ANDALAN KEDAULATAN NEGERI: Andaikan Islam tanpa TNI

ANDALAN KEDAULATAN NEGERI: Andaikan Islam tanpa TNI

Oleh: Dr. Moeflich Hasbullah (Pakar Sejarah Islam, Dosen UIN Bandung)

Andalan bangsa Indonesia dalam rangka menjaga dan mempertahankan kedaulatan, marwah, harkat dan harga diri bangsa tinggal Umat Islam dan TNI. Tapi bila pun TNI sudah dikooptasi oleh kepentingan asing, ingat TNI baru lahir setelah Indonesia merdeka, dari rahim Hizbullah dan Sabilillah.

Pada kurun 1943-1945, hampir semua pondok pesantren di Indonesia membentuk laskar-laskar guna memperjuangkan kemerdekaan Tanah Air. Dari sekian banyak laskar, Laskar Hizbullah dan Sabilillah adalah yang paling besar dan berpengaruh.

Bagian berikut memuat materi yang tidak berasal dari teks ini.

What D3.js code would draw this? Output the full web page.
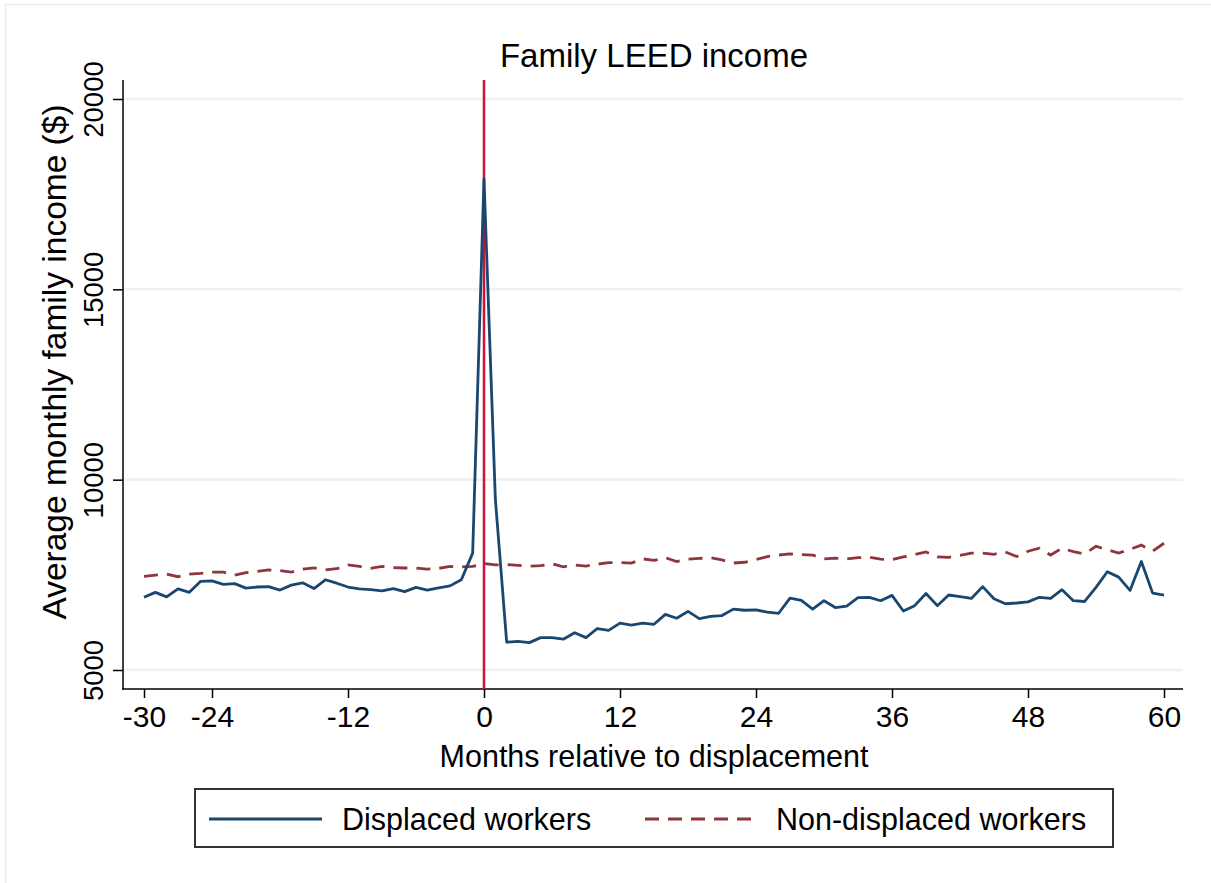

Laskar Hizbullah (Tentara Allah) didirikan  8 Desember 1944, terdiri dari para pemuda Islam dan kaum santri dari seluruh daerah untuk menjadi kekuatan cadangan dari pasukan PETA (Pembela Tanah Air). Jepang memberi restu pada tokoh-tokoh Muslim untuk membentuk kekuatan militer karena terdesak oleh konfrontasi dengan sekutu.

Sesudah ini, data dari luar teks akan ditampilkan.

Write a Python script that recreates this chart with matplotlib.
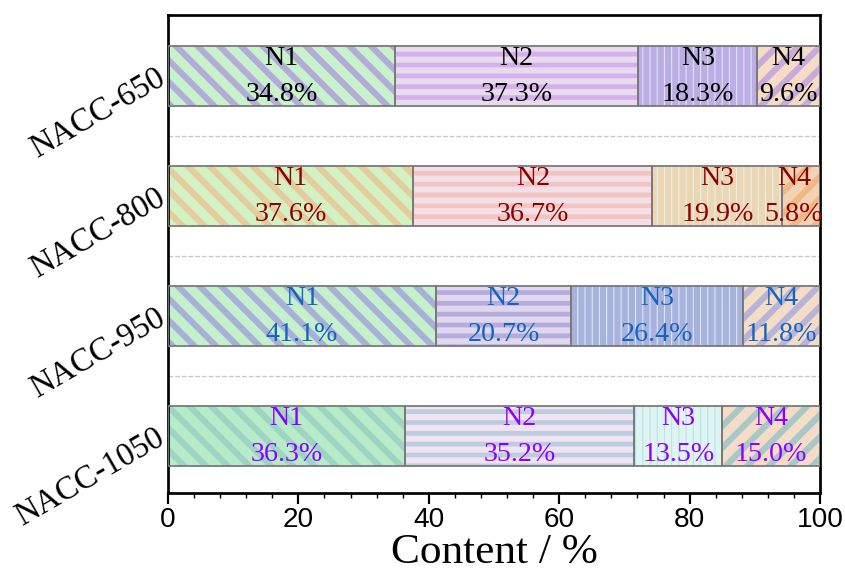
import matplotlib
matplotlib.use("Agg")
import matplotlib.pyplot as plt
import numpy as np

# data
samples = ["NACC-650", "NACC-800", "NACC-950", "NACC-1050"]
species = ["N1", "N2", "N3", "N4"]
content = [
    [34.8, 37.3, 18.3, 9.6],
    [37.6, 36.7, 19.9, 5.8],
    [41.1, 20.7, 26.4, 11.8],
    [36.3, 35.2, 13.5, 15.0],
]
text_colors = ["black", "#8b0000", "#1464c0", "#8c00ff"]

# fill / stripe colours for every segment (row = sample, col = species)
face_colors = [
    ["#c8f2cc", "#d6b0ee", "#dce6f8", "#f6dcc4"],
    ["#d2f2c4", "#f4c4c0", "#e2f4f0", "#f4d2b4"],
    ["#c4f0cc", "#b4acdc", "#d8ecf8", "#f4dcc6"],
    ["#b8ecc8", "#bccede", "#b4e6e6", "#f4dcc6"],
]
stripe_colors = [
    ["#b4acd8", "#e6dcee", "#bcaee4", "#c8aadc"],
    ["#e4cc9c", "#f2dfe8", "#ecd6b4", "#f0b884"],
    ["#a8b0d8", "#e0d6ee", "#a8b2dc", "#b8b4d8"],
    ["#9ed4c4", "#f0e4f2", "#e0f4f4", "#a8c8c8"],
]
hatches = ["\\\\", "--", "|||", "//"]

plt.rcParams["hatch.linewidth"] = 3.4
serif = ["Liberation Serif", "DejaVu Serif"]
sans = ["Liberation Sans Narrow", "Liberation Sans", "DejaVu Sans"]

fig = plt.figure(figsize=(845 / 130, 581 / 130), dpi=130)
ax = fig.add_axes([168 / 845, 1 - 493 / 581, 652 / 845, 478 / 581])

y = np.arange(len(samples))
bar_h = 0.5
for i in range(len(samples)):
    left = 0.0
    for j in range(len(species)):
        w = content[i][j]
        ax.barh(y[i], w, left=left, height=bar_h, color=face_colors[i][j],
                edgecolor=stripe_colors[i][j], hatch=hatches[j], linewidth=0, zorder=2)
        ax.barh(y[i], w, left=left, height=bar_h, facecolor="none",
                edgecolor="#7a7a7a", linewidth=1.0, zorder=3)
        cx = min(left + w / 2, 96.0)
        ax.text(cx, y[i] - 0.15, species[j], ha="center", va="center",
                fontsize=15.5, family=serif, color=text_colors[i], zorder=4)
        ax.text(cx, y[i] + 0.15, f"{w:.1f}%", ha="center", va="center",
                fontsize=15.5, family=serif, color=text_colors[i], zorder=4)
        left += w

for sep in [0.5, 1.5, 2.5]:
    ax.axhline(sep, color="#c8c8c8", linestyle="--", linewidth=0.7, zorder=1)

ax.set_xlim(0, 100)
ax.set_ylim(3.475, -0.51)
ax.set_yticks(y)
ax.set_yticklabels(samples, rotation=30, ha="right", va="center",
                   fontsize=18, family=serif, rotation_mode="anchor")
ax.set_xticks(np.arange(0, 101, 20))
ax.set_xticks(np.arange(0, 101, 4), minor=True)
ax.tick_params(axis="x", which="major", direction="out", length=6, width=1.2,
               labelsize=15.5, pad=2)
ax.tick_params(axis="x", which="minor", direction="out", length=3, width=0.8)
ax.tick_params(axis="y", which="major", direction="in", length=4, width=1.0,
               pad=3, right=True)
for lab in ax.get_xticklabels():
    lab.set_family(sans)

ax.set_xlabel("Content / %", fontsize=24, family=serif, labelpad=0)

for s in ax.spines.values():
    s.set_linewidth(1.5)
    s.set_color("black")

fig.savefig("out.png", dpi=130)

Setelah Jepang memberi janji kemerdekaan kepada Indonesia, Laskar Hizbullah pun berubah haluan, tidak lagi bekerja untuk kepentingan Jepang tapi untuk berdirinya negara Indonesia merdeka.

Setelah tujuannya menjadi mengusir penjajah, pondok-pondok pesantren pun mendirikan laskar-laskar Hizbullah di daerahnya masing-masing. Susunan pengurus pusat Laskar Hizbullah ditentukan dalam rapat pleno Majelis Syura Muslimin Indonesia (Masyumi) pada Januari 1945. 

Laskar Hizbullah berkembang sangat pesat menjadi kekuatan baru umat dan bangsa Indonesia. Misinya adalah mengusir kolonial dan memerdekakan bangsa dari penjajahan.

Pertempuran Ambarawa 21 November 1945 yang monumental dalam sejarah Indonesia adalah salah satu perang Laskar Hizbullah bersama pasukan Tentara Keamanan Rakyat (TKR) ketika sekutu terdesak akibat serangan pasukan pimpinan Jenderal Sudirman yang bergerak menuju Semarang.

Laskar Hizbullah adalah rahim yang melahirkan tentara pejuang yang kemudian bermetamorfosis menjadi BKR, TKR dan TNI. TNI, rakyat dan Islam tak bisa dipisahkan. 

Kalau TNI sekarang dirasakan seperti "memusuhi" rakyat dan Islam, itu TNI baru budak para cukong yang durhaka pada sejarahnya, pada rakyat dan pada Islam. Jenderal Soedirman pun meneteskan air mata.

Kekuatan luar biasa yang bisa merubah TNI menjadi "memusuhi" Islam dengan misalnya seringnya lontaran radikalisme pada umat Islam sekarang yang justru penjajah terusir dan Indonesia merdeka karena jasa radikalisme Islam. Indonesia merdeka berhutang budi pada radikalisme para ulama, santri dan rakyat mengusir penjajahan.

Andaikan TNI sudah berubah, tinggallah Islam dan rakyat. Tapi ingatlah, Islam, ulama dan rakyat menjadi kekuatan negeri bukan hanya saat menjelang dan untuk kemerdekaan. Mereka telah menjadi kekuatan politik berabad-abad jauh sebelumnya (sebelum ada tentara nasional pada abad ke-20), yang sudah pengalaman melawan dan berperang dengan Portugis, Belanda dan Jepang. Artinya, Islam dan rakyat adalah kekuatan yang harus percaya diri. 

Senjata mereka bukan hanya senjata lahir buatan Amerika, Rusia atau Cina, tapi yang lebih dahsyat yaitu keyakinan yang menancap dalam dada, berebut mati untuk syahid dan berebut surga. Senjata dunia tak ada apa-apanya dibandingkan senjata ruhani dan jiwa itu karena Allah SWT sendiri adalah backing di belakangnya.

Siapa yang berperang melawan DIA dengan senjata secanggih apapun, tentu saja hanya akan menjadi rayap dan ulat-ulat lemah tak berdaya (gak perlu takbir 😊). Jangankan perang, diberi stroke dan diabet saja sudah lemah tak berdaya.